Texas Senator and Cancun frequent-flyer Ted Cruz, who faced widespread condemnation for fleeing his state in the middle of a crisis, is facing a potentially worst scandal after a new investigative report published by Salon revealed that he may be buying his own books through a mystery company tied to his campaign.
Salon reported Monday that one day before the Georgia Senate runoff elections — and two days before the Capitol insurrection — a leadership PAC attached to Sen. Ted Cruz, R-Texas, paid hundreds of thousands of dollars to a mystery advertising company that had previously bought copies of Cruz’s book. The report cites recent filings with the Federal Election Commission.
“The company’s address in Austin, however, matches that of an office suite occupied by a Missouri-based consulting firm called Axiom Strategies, founded in 2005 by Jeff Roe, who managed Cruz’s ill-fated 2016 presidential campaign and advised his successful 2018 re-election contest against Democratic challenger Beto O’Rourke,” the report says. Roe was also connected to the dark money scheme, and although the FEC did not cite Roe for a violation, Thomas told investigators that he “primarily took direction” from Roe.
The expenses raise questions about whether the Texas senator used those political campaigns, and Donald Trump’s attempt to subvert the democratic process, to raise money for himself. That could push the FEC to issue a ruling on a pending issue that could have consequences for former President Donald Trump’s fundraising.
Sales for Cruz’s 2015 book, “A Time for Truth,” drew scrutiny after The New York Times refused to put it on the bestseller list, citing “strategic bulk purchases” that appeared inorganic, prompting Amazon to push back on the paper’s claim. HarperCollins, that book’s publisher (Cruz’s new book was published by the conservative-oriented house Regnery), said it had “investigated the sales pattern” but found “no evidence of bulk orders or sales through any retailer or organization.” The Cruz campaign immediately put out a press release demanding that the Times either offer evidence or apologize.
On Jan. 4, 2021, the day Cruz traveled to Georgia before the runoff elections, his leadership PAC reported a $240,000 expense for “sponsorship advertising” to Reagan Investments, which appears to correlate with another series of small-dollar donations that poured into the PAC over the next few days. It isn’t clear how much of the funds raised, if any, went to Republican runoff campaigns: Cruz’s PAC only spent a few thousand dollars in support of former Sen. Kelly Loeffler. In fact, most of the contributions rolled in after the runoffs were over, and as the events surrounding the Jan. 6 insurrection were playing out, while Cruz joined a handful of Republican Senators to object to the counting of Electoral College votes.
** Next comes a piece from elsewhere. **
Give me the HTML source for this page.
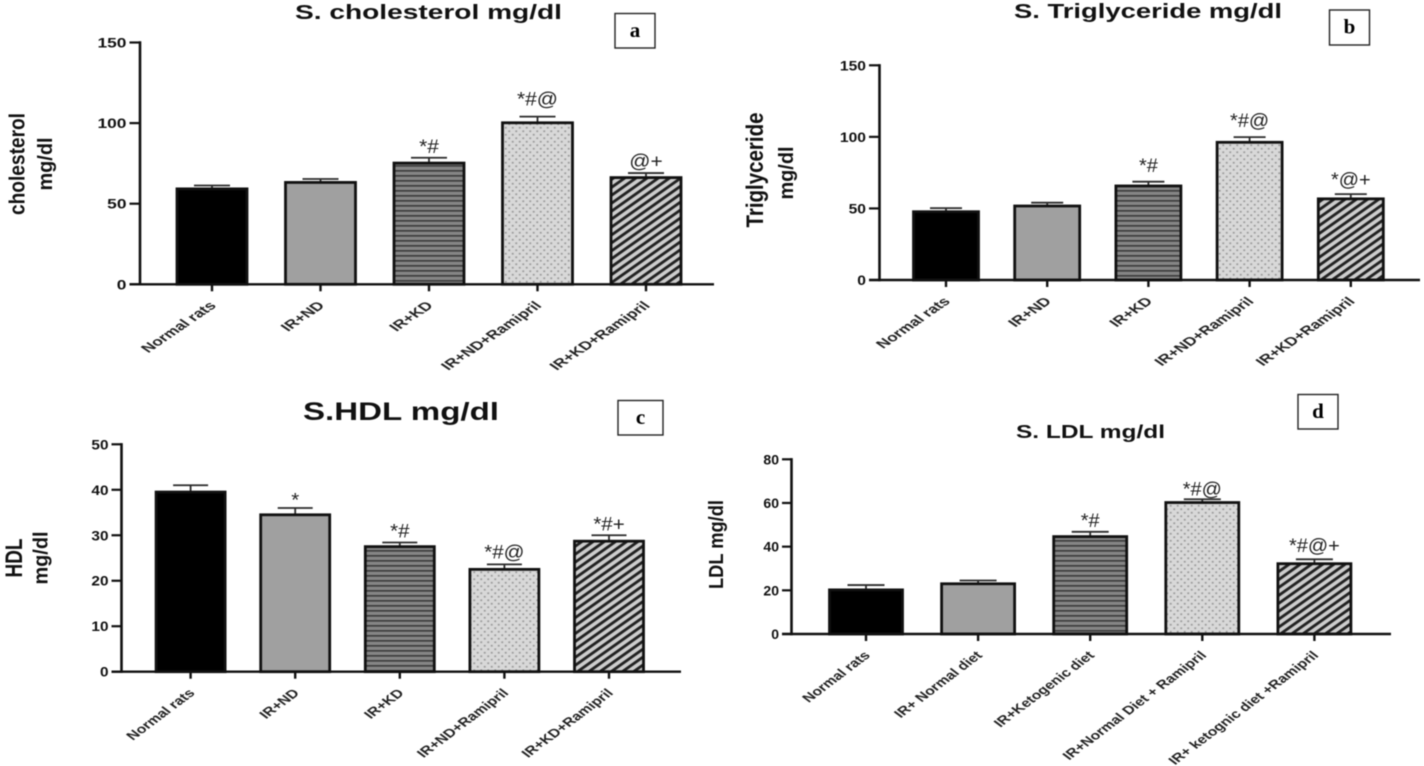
<!DOCTYPE html>
<html>
<head>
<meta charset="utf-8">
<title>Serum lipid profile charts</title>
<style>
html,body{margin:0;padding:0;background:#fff;width:1424px;height:766px;overflow:hidden}
svg{display:block;filter:blur(0.45px)}
text{font-family:"Liberation Sans",sans-serif;fill:#111}
.tick{font-weight:700;font-size:13.5px}
.cat{font-weight:700;font-size:12px;fill:#222}
.ttl{font-weight:700}
.ytl{font-weight:700}
.ann{font-size:19px;fill:#222}
.pl{font-family:"Liberation Serif",serif;font-weight:700;font-size:21px;fill:#000}
</style>
</head>
<body>
<svg id="chart" xmlns="http://www.w3.org/2000/svg" width="1424" height="766" viewBox="0 0 1424 766">
<defs>
<pattern id="p-h" patternUnits="userSpaceOnUse" width="8" height="5"><rect width="8" height="5" fill="#858585"/><rect width="8" height="1.7" fill="#3e3e3e"/></pattern>
<pattern id="p-d" patternUnits="userSpaceOnUse" width="7" height="7"><rect width="7" height="7" fill="#d8d8d8"/><circle cx="1.75" cy="1.75" r="1.05" fill="#9c9c9c"/><circle cx="5.25" cy="5.25" r="1.05" fill="#9c9c9c"/></pattern>
<pattern id="p-s" patternUnits="userSpaceOnUse" width="6.6" height="6.6" patternTransform="scale(1.2,0.85) rotate(45)"><rect width="6.6" height="6.6" fill="#cdcdcd"/><rect width="2.9" height="6.6" fill="#222"/></pattern>
</defs>
</svg>
<script>
// Panel a: serum cholesterol
const aCategories = ["Normal rats","IR+ND","IR+KD","IR+ND+Ramipril","IR+KD+Ramipril"];
const aValues = [59.2,63.2,75.2,100.2,66.2];
const aErrors = [2.1,2.1,3.3,3.8,2.8];
const aTicks = [0,50,100,150];
const aNotes = ["","","*#","*#@","@+"];
// Panel b: serum triglyceride
const bCategories = ["Normal rats","IR+ND","IR+KD","IR+ND+Ramipril","IR+KD+Ramipril"];
const bValues = [47.7,51.7,65.7,96.2,56.7];
const bErrors = [2.5,2.3,3,3.6,3.3];
const bTicks = [0,50,100,150];
const bNotes = ["","","*#","*#@","*@+"];
// Panel c: serum HDL
const cCategories = ["Normal rats","IR+ND","IR+KD","IR+ND+Ramipril","IR+KD+Ramipril"];
const cValues = [39.5,34.5,27.5,22.5,28.7];
const cErrors = [1.5,1.5,0.9,1.1,1.3];
const cTicks = [0,10,20,30,40,50];
const cNotes = ["","*","*#","*#@","*#+"];
// Panel d: serum LDL
const dCategories = ["Normal rats","IR+ Normal diet","IR+Ketogenic diet","IR+Normal Diet + Ramipril","IR+ ketognic diet +Ramipril"];
const dValues = [20.2,23,44.6,60.2,32.2];
const dErrors = [2.2,1.5,2.2,1.5,2];
const dTicks = [0,20,40,60,80];
const dNotes = ["","","*#","*#@","*#@+"];

const fills = ["#000000","#a0a0a0","url(#p-h)","url(#p-d)","url(#p-s)"];
const svg = document.getElementById('chart');
const NS = 'http://www.w3.org/2000/svg';
function make(tag, attrs, parent, txt){
  const n = document.createElementNS(NS, tag);
  for (const k in attrs) n.setAttribute(k, attrs[k]);
  if (txt !== undefined) n.textContent = txt;
  parent.appendChild(n);
  return n;
}
function drawPanel(id, cfg, cats, vals, errs, ticks, notes){
  const g = make('g', {}, svg);
  
  
  const yMax = ticks[ticks.length - 1];
  const y = v => cfg.y0 + (cfg.yTop - cfg.y0) * v / yMax;
  const x = i => cfg.x0 + cfg.step * i;

  // bars, error bars
  vals.forEach((v, i) => {
    const err = make('path', {d:`M${x(i)-cfg.cap/2} ${y(v+errs[i])}H${x(i)+cfg.cap/2}M${x(i)} ${y(v+errs[i])}V${y(v)}`, fill:'none', stroke:'#2a2a2a', 'stroke-width':1.8}, g);
    
    
    const bar = make('rect', {x:x(i)-cfg.bw/2, y:y(v), width:cfg.bw, height:cfg.y0-y(v), fill:fills[i], stroke:'#111', 'stroke-width':2.8}, g);
    
    
    if (notes[i]) {
      const ann = make('text', {class:'ann', 'text-anchor':'middle', transform:`translate(${x(i)},${y(v+errs[i])-cfg.noteGap[i]}) scale(${cfg.noteSx},1)`}, g, notes[i]);
      
      
    }
    const tk = make('line', {x1:x(i), x2:x(i), y1:cfg.y0, y2:cfg.y0+7, stroke:'#111', 'stroke-width':2.4}, g);
    
    
    const lab = make('text', {class:'cat', 'text-anchor':'end', transform:`translate(${x(i)+5},${cfg.y0+22}) scale(${cfg.catSx},1) rotate(-45)`}, g, cats[i]);
    
    
  });

  // axes
  const yAxis = make('line', {x1:cfg.axisX, x2:cfg.axisX, y1:cfg.yTop-1.2, y2:cfg.y0+1.2, stroke:'#111', 'stroke-width':2.6}, g);
  
  
  const xAxis = make('line', {x1:cfg.baseL, x2:cfg.baseR, y1:cfg.y0, y2:cfg.y0, stroke:'#111', 'stroke-width':2.4}, g);
  
  
  ticks.forEach(t => {
    const tk = make('line', {x1:cfg.baseL, x2:cfg.axisX, y1:y(t), y2:y(t), stroke:'#111', 'stroke-width':2.2}, g);
    
    
    const lab = make('text', {class:'tick', 'text-anchor':'end', transform:`translate(${cfg.baseL-3},${y(t)+5}) scale(${cfg.tickSx},1)`}, g, String(t));
    
    
  });

  // title
  const title = make('text', {class:'ttl', x:cfg.title.x, y:cfg.title.y, 'font-size':cfg.title.size, textLength:cfg.title.len, lengthAdjust:'spacingAndGlyphs'}, g, cfg.title.text);
  
  

  // y titles
  cfg.yTitles.forEach(t => {
    const yt = make('text', {class:'ytl', 'text-anchor':'middle', 'font-size':t.size, textLength:t.len, lengthAdjust:'spacingAndGlyphs', transform:`translate(${t.x},${t.y}) rotate(-90)`}, g, t.text);
    
    
  });

  // panel letter box
  const box = make('rect', {x:cfg.box.x, y:cfg.box.y, width:cfg.box.w, height:cfg.box.h, fill:'#fff', stroke:'#222', 'stroke-width':1.4}, g);
  
  
  const letter = make('text', {class:'pl', 'text-anchor':'middle', x:cfg.box.x+cfg.box.w/2, y:cfg.box.y+cfg.box.h/2+6}, g, id);
  
  
}

drawPanel('a', {
  axisX:140, baseL:129.5, baseR:714, y0:284.3, yTop:42.5, x0:212, step:108.5, bw:70, cap:36,
  noteGap:[0,0,5,11,5.5], noteSx:1.1, catSx:1.46, tickSx:1.29,
  title:{text:'S. cholesterol mg/dl', x:295, y:19, size:20, len:267},
  yTitles:[{text:'cholesterol', x:24.5, y:164, size:22, len:102},{text:'mg/dl', x:52, y:164, size:20, len:53}],
  box:{x:615, y:13.5, w:40, h:34.5}
}, aCategories, aValues, aErrors, aTicks, aNotes);

drawPanel('b', {
  axisX:879.5, baseL:869, baseR:1420, y0:280, yTop:65.3, x0:946, step:101.2, bw:65, cap:32,
  noteGap:[0,0,9.5,10,8], noteSx:1.05, catSx:1.44, tickSx:1.16,
  title:{text:'S. Triglyceride mg/dl', x:1014, y:18, size:20, len:268},
  yTitles:[{text:'Triglyceride', x:763, y:170, size:24, len:115},{text:'mg/dl', x:793, y:173, size:20, len:53}],
  box:{x:1329.5, y:10, w:40, h:35}
}, bCategories, bValues, bErrors, bTicks, bNotes);

drawPanel('c', {
  axisX:121.5, baseL:111.5, baseR:681, y0:671.7, yTop:444.3, x0:190.6, step:104.6, bw:69, cap:35,
  noteGap:[0,1.5,5,6,5], noteSx:1.08, catSx:1.33, tickSx:1.14,
  title:{text:'S.HDL mg/dl', x:303, y:420, size:25, len:196},
  yTitles:[{text:'HDL', x:22, y:558, size:24, len:39},{text:'mg/dl', x:47.5, y:558, size:20, len:53}],
  box:{x:618, y:400.5, w:45, h:34.5}
}, cCategories, cValues, cErrors, cTicks, cNotes);

drawPanel('d', {
  axisX:791.5, baseL:782, baseR:1391, y0:634, yTop:459.3, x0:866, step:112.1, bw:73, cap:37,
  noteGap:[0,0,5,3.6,7.5], noteSx:1.05, catSx:1.32, tickSx:1.04,
  title:{text:'S. LDL mg/dl', x:1016, y:438, size:18.5, len:149},
  yTitles:[{text:'LDL mg/dl', x:723, y:544.5, size:20, len:89}],
  box:{x:1298, y:394.5, w:40, h:34.5}
}, dCategories, dValues, dErrors, dTicks, dNotes);
</script>
</body>
</html>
Experts told Salon that if the money was for promotional book sales, as the filings would suggest, then the leadership PAC could be using Reagan Investments as a pass-through to allow Cruz to keep the royalties, which are generally between 10% and 15% for hardcover books, and about half that for paperbacks. Political candidates are not allowed to do that through their campaign committees. But the identity of Reagan Investments itself poses a mystery.